Pupils from across Wales will be celebrating 200 years of church schools at a special service in London today (Oct 14).
They will be travelling to Westminster Abbey to take part in a service to mark the bicentenary of the National Society which was set up to promote Christian education.
And they will join the Archbishop of Canterbury, Dr Rowan Williams, who will preach at the service, and the Archbishop of Wales, Dr Barry Morgan.
As well as taking part in the service, pupils from St John Baptist secondary school in Aberdare will be filming the event and interviewing the Archbishops. Others will be parading their school banners at the Abbey. These include pupils from schools which won competitions to design a school banner in order to go and represent their dioceses.
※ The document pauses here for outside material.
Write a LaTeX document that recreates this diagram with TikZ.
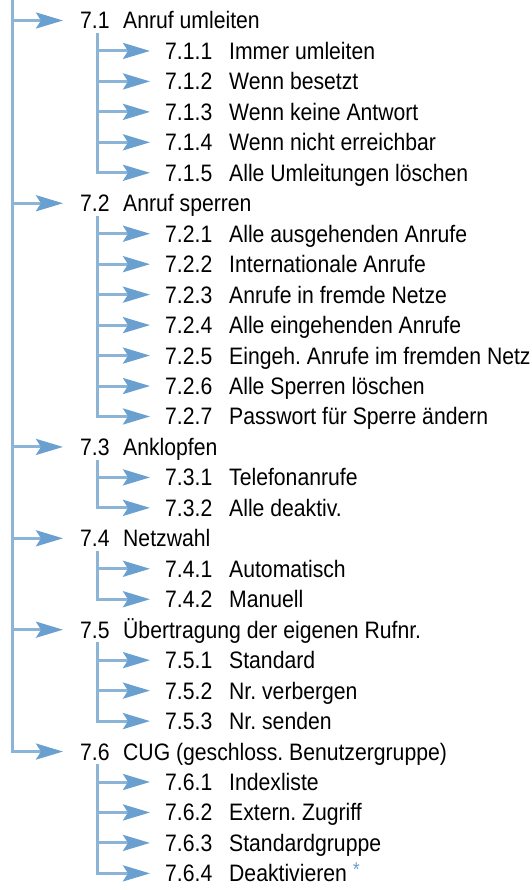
\documentclass[tikz,border=0pt]{standalone}
\usepackage{fontspec}
\setmainfont{Liberation Sans}[FakeStretch=0.89]
\usetikzlibrary{arrows.meta}
\definecolor{lineblue}{RGB}{140,180,214}
\definecolor{headblue}{RGB}{105,160,207}
\frenchspacing
\begin{document}
\begin{tikzpicture}[x=1pt,y=-1pt,
  ln/.style={draw=lineblue, line width=3pt},
  arr/.style={ln, -{Stealth[length=27pt,width=16pt,inset=5pt,fill=headblue,color=headblue]}},
  lbl/.style={anchor=west, inner sep=0pt, text height=17pt, text depth=0pt, font=\fontsize{23.8}{28}\selectfont}]
\useasboundingbox (0,0) rectangle (531,890);
\coordinate (top) at (12,0);
\coordinate (sub) at (97,0);
\foreach \i/\lev/\num/\txt in {
  0/1/7.1/{Anruf umleiten},
  1/2/7.1.1/{Immer umleiten},
  2/2/7.1.2/{Wenn besetzt},
  3/2/7.1.3/{Wenn keine Antwort},
  4/2/7.1.4/{Wenn nicht erreichbar},
  5/2/7.1.5/{Alle Umleitungen löschen},
  6/1/7.2/{Anruf sperren},
  7/2/7.2.1/{Alle ausgehenden Anrufe},
  8/2/7.2.2/{Internationale Anrufe},
  9/2/7.2.3/{Anrufe in fremde Netze},
  10/2/7.2.4/{Alle eingehenden Anrufe},
  11/2/7.2.5/{Eingeh. Anrufe im fremden Netz},
  12/2/7.2.6/{Alle Sperren löschen},
  13/2/7.2.7/{Passwort für Sperre ändern},
  14/1/7.3/{Anklopfen},
  15/2/7.3.1/{Telefonanrufe},
  16/2/7.3.2/{Alle deaktiv.},
  17/1/7.4/{Netzwahl},
  18/2/7.4.1/{Automatisch},
  19/2/7.4.2/{Manuell},
  20/1/7.5/{Übertragung der eigenen Rufnr.},
  21/2/7.5.1/{Standard},
  22/2/7.5.2/{Nr. verbergen},
  23/2/7.5.3/{Nr. senden},
  24/1/7.6/{CUG (geschloss. Benutzergruppe)},
  25/2/7.6.1/{Indexliste},
  26/2/7.6.2/{Extern. Zugriff},
  27/2/7.6.3/{Standardgruppe},
  28/2/7.6.4/{Deaktivieren\hspace{6pt}\textcolor{headblue}{\raisebox{5pt}{\fontsize{20}{20}\selectfont *}}}} {
  \pgfmathsetmacro\yy{20.5+30.46*\i}
  \pgfmathsetmacro\xn{\lev==1 ? 80 : 165}
  \pgfmathsetmacro\xt{\lev==1 ? 123 : 229}
  \node[lbl] (n\i) at (\xn,\yy) {\num};
  \node[lbl] (t\i) at (\xt,\yy) {\txt};
}
% main trunk
\draw[arr] (top) |- ([xshift=-17pt]n24.west);
\foreach \i in {0,6,14,17,20}
  \draw[arr] (top |- n\i.west) -- ([xshift=-17pt]n\i.west);
% sub trunks
\foreach \p/\f/\last in {0/1/5,6/7/13,14/15/16,17/18/19,20/21/23,24/25/28} {
  \path (n\p.south) ++(0,4) coordinate (st\p);
  \draw[arr] (st\p -| sub) |- ([xshift=-15pt]n\last.west);
  \pgfmathtruncatemacro\lm{\last-1}
  \foreach \j in {\f,...,\lm}
    \draw[arr] (sub |- n\j.west) -- ([xshift=-15pt]n\j.west);
}
\end{tikzpicture}
\end{document}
The schools are Ysgol Llangaffo, Anglesey (Bangor) St Paul’s school, Isycoed (St Asaph) and Ysgol Penboyr in Llandysul (St Davids).
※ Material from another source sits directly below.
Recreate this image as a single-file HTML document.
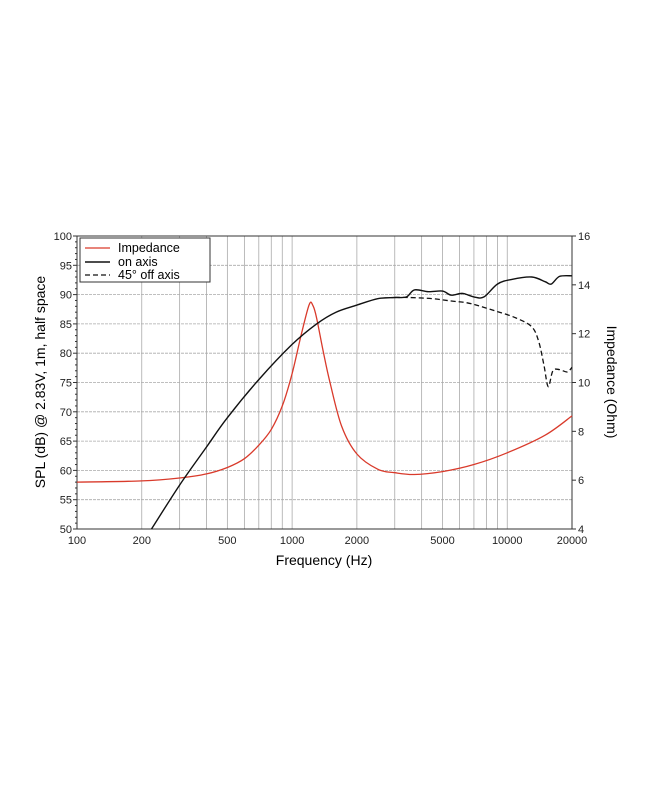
<!DOCTYPE html>
<html><head><meta charset="utf-8"><style>
html,body{margin:0;padding:0;background:#fff;}
svg{display:block;font-family:"Liberation Sans",Arial,sans-serif;}
</style></head><body>
<svg id="s" width="650" height="794" viewBox="0 0 650 794" xmlns="http://www.w3.org/2000/svg">
<g id="grid"></g>
<rect x="77" y="236" width="495" height="293" fill="none" stroke="#333" stroke-width="1"/>
<g id="ticks" font-size="11" fill="#222"></g>
<path id="imp" fill="none" stroke="#d93a2b" stroke-width="1.3"/>
<path id="on" fill="none" stroke="#111" stroke-width="1.4"/>
<path id="off" fill="none" stroke="#111" stroke-width="1.3" stroke-dasharray="5,3"/>
<g>
<rect x="80" y="238" width="130" height="44" fill="#fff" stroke="#333" stroke-width="1"/>
<line x1="85" y1="248" x2="110" y2="248" stroke="#d93a2b" stroke-width="1.3"/>
<line x1="85" y1="262" x2="110" y2="262" stroke="#111" stroke-width="1.4"/>
<line x1="85" y1="275" x2="110" y2="275" stroke="#111" stroke-width="1.3" stroke-dasharray="5,3"/>
<text x="118" y="252" font-size="12.5">Impedance</text>
<text x="118" y="266" font-size="12.5">on axis</text>
<text x="118" y="279" font-size="12.5">45° off axis</text>
</g>
<text x="324" y="565" font-size="14" text-anchor="middle">Frequency (Hz)</text>
<text transform="translate(45,382) rotate(-90)" font-size="14" text-anchor="middle">SPL (dB) @ 2.83V, 1m, half space</text>
<text transform="translate(607,382) rotate(90)" font-size="14" text-anchor="middle">Impedance (Ohm)</text>
</svg>
<script>
var L=77,R=572,T=236,B=529;
function X(f){return L+(Math.log10(f)-2)/Math.log10(200)*(R-L);}
function Y(d){return B-(d-50)/50*(B-T);}
var g=document.getElementById('grid'),tk=document.getElementById('ticks'),ns="http://www.w3.org/2000/svg";
function el(p,t,a,txt){var e=document.createElementNS(ns,t);for(var k in a)e.setAttribute(k,a[k]);if(txt!=null)e.textContent=txt;p.appendChild(e);return e;}
var fs=[200,300,400,500,600,700,800,900,1000,2000,3000,4000,5000,6000,7000,8000,9000,10000];
fs.forEach(function(f){el(g,'line',{x1:X(f),x2:X(f),y1:T,y2:B,stroke:'#aaa','stroke-width':0.8});});
for(var d=55;d<100;d+=5)el(g,'line',{x1:L,x2:R,y1:Y(d),y2:Y(d),stroke:'#aaa','stroke-width':0.8,'stroke-dasharray':'3,1'});
for(var d=50;d<=100;d+=5){el(tk,'text',{x:L-5,y:Y(d)+4,'text-anchor':'end'},d);el(tk,'line',{x1:L-4,x2:L,y1:Y(d),y2:Y(d),stroke:'#333'});}
for(var d=51;d<100;d++)if(d%5)el(tk,'line',{x1:L-2,x2:L,y1:Y(d),y2:Y(d),stroke:'#333'});
for(var o=4;o<=16;o+=2){var y=B-(o-4)/12*(B-T);el(tk,'text',{x:R+6,y:y+4},o);el(tk,'line',{x1:R,x2:R+4,y1:y,y2:y,stroke:'#333'});}
[100,200,500,1000,2000,5000,10000,20000].forEach(function(f){el(tk,'text',{x:X(f),y:B+15,'text-anchor':'middle'},f);});
function path(pts){var P=pts.map(function(p){return [X(p[0]),Y(p[1])];});var s="M"+P[0][0].toFixed(1)+","+P[0][1].toFixed(1);
for(var i=0;i<P.length-1;i++){var p0=P[Math.max(0,i-1)],p1=P[i],p2=P[i+1],p3=P[Math.min(P.length-1,i+2)];
var c1=[p1[0]+(p2[0]-p0[0])/6,p1[1]+(p2[1]-p0[1])/6],c2=[p2[0]-(p3[0]-p1[0])/6,p2[1]-(p3[1]-p1[1])/6];
s+=" C"+c1[0].toFixed(1)+","+c1[1].toFixed(1)+" "+c2[0].toFixed(1)+","+c2[1].toFixed(1)+" "+p2[0].toFixed(1)+","+p2[1].toFixed(1);}return s;}
var imp=[[100,58],[200,58.2],[300,58.7],[400,59.4],[500,60.5],[600,62],[700,64.3],[800,67],[900,71],[1000,76.5],[1100,83],[1200,88.3],[1250,88.1],[1300,86],[1400,80],[1500,75],[1700,67.5],[2000,62.8],[2500,60.2],[3000,59.6],[3700,59.3],[5000,59.8],[7000,61],[10000,63],[15000,66],[20000,69.3]];
var on=[[222,50],[300,57.5],[400,64],[500,69],[700,75.5],[1000,81.5],[1300,85],[1600,87],[2000,88.2],[2500,89.3],[3000,89.5],[3400,89.6],[3700,90.8],[4300,90.5],[5000,90.6],[5500,89.9],[6200,90.2],[7000,89.6],[7800,89.6],[9000,91.8],[10500,92.6],[13000,93],[15000,92.2],[16000,91.8],[17500,93.1],[20000,93.2]];
var off=[[3000,89.5],[3500,89.5],[4500,89.3],[5500,88.9],[6500,88.6],[7500,88],[9000,87.1],[11000,86],[13000,84.5],[14000,82],[14800,78],[15500,74.3],[16300,77],[17500,77.2],[19000,76.8],[20000,77.6]];
document.getElementById('imp').setAttribute('d',path(imp));
document.getElementById('on').setAttribute('d',path(on));
document.getElementById('off').setAttribute('d',path(off));
</script>
</body></html>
Archbishop Barry said, “This service is a wonderful occasion to celebrate our church schools, of which we have 168 in Wales.
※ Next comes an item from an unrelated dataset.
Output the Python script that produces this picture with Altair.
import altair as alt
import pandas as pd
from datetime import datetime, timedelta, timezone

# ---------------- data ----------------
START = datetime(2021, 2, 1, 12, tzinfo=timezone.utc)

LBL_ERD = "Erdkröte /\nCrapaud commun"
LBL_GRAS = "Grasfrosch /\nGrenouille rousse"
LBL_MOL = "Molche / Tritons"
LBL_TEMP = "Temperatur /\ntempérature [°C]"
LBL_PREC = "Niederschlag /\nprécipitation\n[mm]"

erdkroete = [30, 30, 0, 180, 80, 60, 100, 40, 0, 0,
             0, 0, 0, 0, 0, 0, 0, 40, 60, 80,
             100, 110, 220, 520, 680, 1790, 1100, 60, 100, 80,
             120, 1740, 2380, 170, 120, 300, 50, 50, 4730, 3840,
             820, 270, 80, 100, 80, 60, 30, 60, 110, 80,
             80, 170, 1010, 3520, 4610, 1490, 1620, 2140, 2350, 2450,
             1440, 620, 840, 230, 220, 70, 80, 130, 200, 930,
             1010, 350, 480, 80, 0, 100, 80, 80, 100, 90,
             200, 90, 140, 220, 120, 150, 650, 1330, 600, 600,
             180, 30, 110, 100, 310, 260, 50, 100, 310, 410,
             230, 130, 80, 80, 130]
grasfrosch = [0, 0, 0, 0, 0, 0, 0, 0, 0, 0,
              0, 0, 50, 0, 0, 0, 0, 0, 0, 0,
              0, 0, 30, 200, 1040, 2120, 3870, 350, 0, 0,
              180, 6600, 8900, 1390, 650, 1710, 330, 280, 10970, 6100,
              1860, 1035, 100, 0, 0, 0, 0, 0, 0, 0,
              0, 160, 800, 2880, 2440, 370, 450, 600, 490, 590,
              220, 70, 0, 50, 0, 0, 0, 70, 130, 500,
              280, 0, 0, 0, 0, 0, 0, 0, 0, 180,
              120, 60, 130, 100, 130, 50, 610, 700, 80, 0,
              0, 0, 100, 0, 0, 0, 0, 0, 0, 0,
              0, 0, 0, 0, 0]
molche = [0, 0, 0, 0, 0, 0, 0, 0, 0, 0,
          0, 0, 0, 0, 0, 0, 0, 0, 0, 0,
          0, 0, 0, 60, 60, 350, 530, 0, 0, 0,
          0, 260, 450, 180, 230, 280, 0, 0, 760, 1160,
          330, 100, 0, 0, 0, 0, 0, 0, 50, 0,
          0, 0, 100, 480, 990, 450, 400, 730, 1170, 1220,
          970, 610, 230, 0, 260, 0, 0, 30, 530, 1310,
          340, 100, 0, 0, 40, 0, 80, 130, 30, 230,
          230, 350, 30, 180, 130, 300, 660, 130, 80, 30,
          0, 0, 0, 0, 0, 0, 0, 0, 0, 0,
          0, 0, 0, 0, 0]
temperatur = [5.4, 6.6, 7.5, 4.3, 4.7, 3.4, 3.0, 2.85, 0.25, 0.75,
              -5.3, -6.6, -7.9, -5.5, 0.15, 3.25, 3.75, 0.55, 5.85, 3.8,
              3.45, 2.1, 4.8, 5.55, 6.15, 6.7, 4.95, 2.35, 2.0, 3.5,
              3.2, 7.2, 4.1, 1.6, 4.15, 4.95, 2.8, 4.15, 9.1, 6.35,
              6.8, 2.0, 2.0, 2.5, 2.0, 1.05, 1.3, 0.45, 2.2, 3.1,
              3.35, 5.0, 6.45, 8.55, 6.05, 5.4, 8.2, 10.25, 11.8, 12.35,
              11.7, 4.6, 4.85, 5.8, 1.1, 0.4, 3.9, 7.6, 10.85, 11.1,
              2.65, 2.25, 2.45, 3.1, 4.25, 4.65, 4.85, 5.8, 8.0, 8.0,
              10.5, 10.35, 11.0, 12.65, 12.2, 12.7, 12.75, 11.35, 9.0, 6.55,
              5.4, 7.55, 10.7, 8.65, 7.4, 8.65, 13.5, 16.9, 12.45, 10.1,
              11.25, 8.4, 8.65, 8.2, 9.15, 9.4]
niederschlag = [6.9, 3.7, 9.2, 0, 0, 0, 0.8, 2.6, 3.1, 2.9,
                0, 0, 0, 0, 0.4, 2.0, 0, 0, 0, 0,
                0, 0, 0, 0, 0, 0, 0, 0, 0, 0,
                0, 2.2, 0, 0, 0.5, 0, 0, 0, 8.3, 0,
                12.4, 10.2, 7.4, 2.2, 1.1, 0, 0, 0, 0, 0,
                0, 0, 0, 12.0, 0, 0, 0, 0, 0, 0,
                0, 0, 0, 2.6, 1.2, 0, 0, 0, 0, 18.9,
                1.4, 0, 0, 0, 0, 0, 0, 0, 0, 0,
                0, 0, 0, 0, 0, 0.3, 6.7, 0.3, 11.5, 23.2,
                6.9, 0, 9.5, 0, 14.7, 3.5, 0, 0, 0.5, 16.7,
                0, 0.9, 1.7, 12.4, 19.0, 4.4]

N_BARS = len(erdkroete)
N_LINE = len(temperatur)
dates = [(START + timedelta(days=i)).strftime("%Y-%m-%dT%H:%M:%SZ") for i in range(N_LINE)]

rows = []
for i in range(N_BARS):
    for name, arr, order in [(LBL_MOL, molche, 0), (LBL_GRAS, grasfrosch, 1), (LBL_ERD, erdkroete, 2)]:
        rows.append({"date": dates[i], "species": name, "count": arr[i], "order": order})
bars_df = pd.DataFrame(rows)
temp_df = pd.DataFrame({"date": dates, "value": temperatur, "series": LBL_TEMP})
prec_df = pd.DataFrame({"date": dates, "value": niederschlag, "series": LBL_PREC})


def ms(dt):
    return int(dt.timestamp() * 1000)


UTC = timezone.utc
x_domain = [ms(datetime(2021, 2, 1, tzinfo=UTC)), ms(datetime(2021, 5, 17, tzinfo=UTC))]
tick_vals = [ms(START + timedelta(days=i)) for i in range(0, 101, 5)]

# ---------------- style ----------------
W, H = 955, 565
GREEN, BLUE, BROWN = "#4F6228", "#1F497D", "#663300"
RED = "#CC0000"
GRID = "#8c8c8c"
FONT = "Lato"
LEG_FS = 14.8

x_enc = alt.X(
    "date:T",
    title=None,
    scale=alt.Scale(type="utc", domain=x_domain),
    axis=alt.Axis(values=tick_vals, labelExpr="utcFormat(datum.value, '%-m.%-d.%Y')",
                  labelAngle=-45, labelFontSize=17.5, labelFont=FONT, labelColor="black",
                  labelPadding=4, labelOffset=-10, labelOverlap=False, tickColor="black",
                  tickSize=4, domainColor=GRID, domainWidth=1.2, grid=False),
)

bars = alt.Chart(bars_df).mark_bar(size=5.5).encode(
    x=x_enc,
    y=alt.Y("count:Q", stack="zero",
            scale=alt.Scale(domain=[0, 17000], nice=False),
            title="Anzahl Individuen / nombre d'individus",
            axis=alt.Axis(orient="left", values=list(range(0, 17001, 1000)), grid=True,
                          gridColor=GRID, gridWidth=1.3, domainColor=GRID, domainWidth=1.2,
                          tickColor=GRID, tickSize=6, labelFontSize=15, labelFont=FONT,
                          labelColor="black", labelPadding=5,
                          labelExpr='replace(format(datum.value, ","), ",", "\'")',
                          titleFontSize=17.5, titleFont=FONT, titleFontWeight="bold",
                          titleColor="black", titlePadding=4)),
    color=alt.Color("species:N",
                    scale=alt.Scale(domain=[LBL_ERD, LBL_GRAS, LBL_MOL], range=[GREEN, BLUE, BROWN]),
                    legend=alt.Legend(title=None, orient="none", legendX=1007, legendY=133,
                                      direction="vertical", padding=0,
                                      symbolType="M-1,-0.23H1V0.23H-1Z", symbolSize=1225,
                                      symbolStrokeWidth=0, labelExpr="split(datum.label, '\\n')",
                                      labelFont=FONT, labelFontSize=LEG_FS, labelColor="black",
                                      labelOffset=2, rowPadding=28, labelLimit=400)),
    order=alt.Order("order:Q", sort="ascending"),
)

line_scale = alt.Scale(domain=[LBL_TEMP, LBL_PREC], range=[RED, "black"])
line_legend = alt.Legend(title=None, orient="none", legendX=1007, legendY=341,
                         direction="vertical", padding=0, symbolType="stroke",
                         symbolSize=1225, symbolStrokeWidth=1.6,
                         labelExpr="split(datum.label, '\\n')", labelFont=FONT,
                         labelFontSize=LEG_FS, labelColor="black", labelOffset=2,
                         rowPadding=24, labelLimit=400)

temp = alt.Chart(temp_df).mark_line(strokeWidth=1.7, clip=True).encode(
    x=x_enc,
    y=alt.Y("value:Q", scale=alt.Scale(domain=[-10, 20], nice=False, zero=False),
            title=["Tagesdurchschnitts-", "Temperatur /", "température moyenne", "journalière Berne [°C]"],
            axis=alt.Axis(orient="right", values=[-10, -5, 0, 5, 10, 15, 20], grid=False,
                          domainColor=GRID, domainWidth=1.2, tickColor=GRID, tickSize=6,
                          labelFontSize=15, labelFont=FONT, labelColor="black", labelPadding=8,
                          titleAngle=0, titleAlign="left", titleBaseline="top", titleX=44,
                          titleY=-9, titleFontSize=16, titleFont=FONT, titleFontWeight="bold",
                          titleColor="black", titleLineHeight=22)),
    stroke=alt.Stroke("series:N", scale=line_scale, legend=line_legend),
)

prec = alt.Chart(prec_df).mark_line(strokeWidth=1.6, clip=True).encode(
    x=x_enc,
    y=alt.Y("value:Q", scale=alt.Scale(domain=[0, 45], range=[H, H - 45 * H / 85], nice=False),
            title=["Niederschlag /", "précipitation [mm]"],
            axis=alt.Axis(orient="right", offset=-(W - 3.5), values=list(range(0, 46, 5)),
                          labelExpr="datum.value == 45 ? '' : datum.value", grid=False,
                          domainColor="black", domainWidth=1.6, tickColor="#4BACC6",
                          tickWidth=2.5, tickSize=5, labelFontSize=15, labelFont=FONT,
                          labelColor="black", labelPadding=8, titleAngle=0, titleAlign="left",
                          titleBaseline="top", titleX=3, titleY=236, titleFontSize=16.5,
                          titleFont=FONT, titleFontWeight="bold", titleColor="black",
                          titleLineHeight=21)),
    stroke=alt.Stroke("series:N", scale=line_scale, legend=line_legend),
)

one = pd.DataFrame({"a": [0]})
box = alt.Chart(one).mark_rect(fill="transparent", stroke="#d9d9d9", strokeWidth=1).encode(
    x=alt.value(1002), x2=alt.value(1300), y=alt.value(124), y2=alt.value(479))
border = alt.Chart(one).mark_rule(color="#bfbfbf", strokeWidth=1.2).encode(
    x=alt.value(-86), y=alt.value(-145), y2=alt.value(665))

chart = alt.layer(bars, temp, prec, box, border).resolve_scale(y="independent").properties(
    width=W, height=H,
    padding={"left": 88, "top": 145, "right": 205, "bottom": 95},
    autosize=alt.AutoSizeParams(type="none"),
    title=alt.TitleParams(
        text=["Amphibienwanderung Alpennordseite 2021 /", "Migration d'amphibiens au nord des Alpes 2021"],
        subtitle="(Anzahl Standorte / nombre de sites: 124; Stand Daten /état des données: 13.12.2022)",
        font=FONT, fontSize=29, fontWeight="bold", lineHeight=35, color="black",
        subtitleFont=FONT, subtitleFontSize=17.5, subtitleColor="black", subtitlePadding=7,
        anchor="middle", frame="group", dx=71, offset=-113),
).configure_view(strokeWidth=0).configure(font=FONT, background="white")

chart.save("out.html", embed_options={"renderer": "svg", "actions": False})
“The National Society was founded to ‘promote the Education of the Poor in the Principles of the Established Church throughout England and Wales’. Times have changed but today church schools in Wales are a strong feature of the educational landscape. They continue both to serve the communities in which they are situated and to provide an education within Christian ethos. They are both distinctive and inclusive, serving those who do not belong, especially the poor, as well as those who do belong to the church. And that’s something to celebrate.”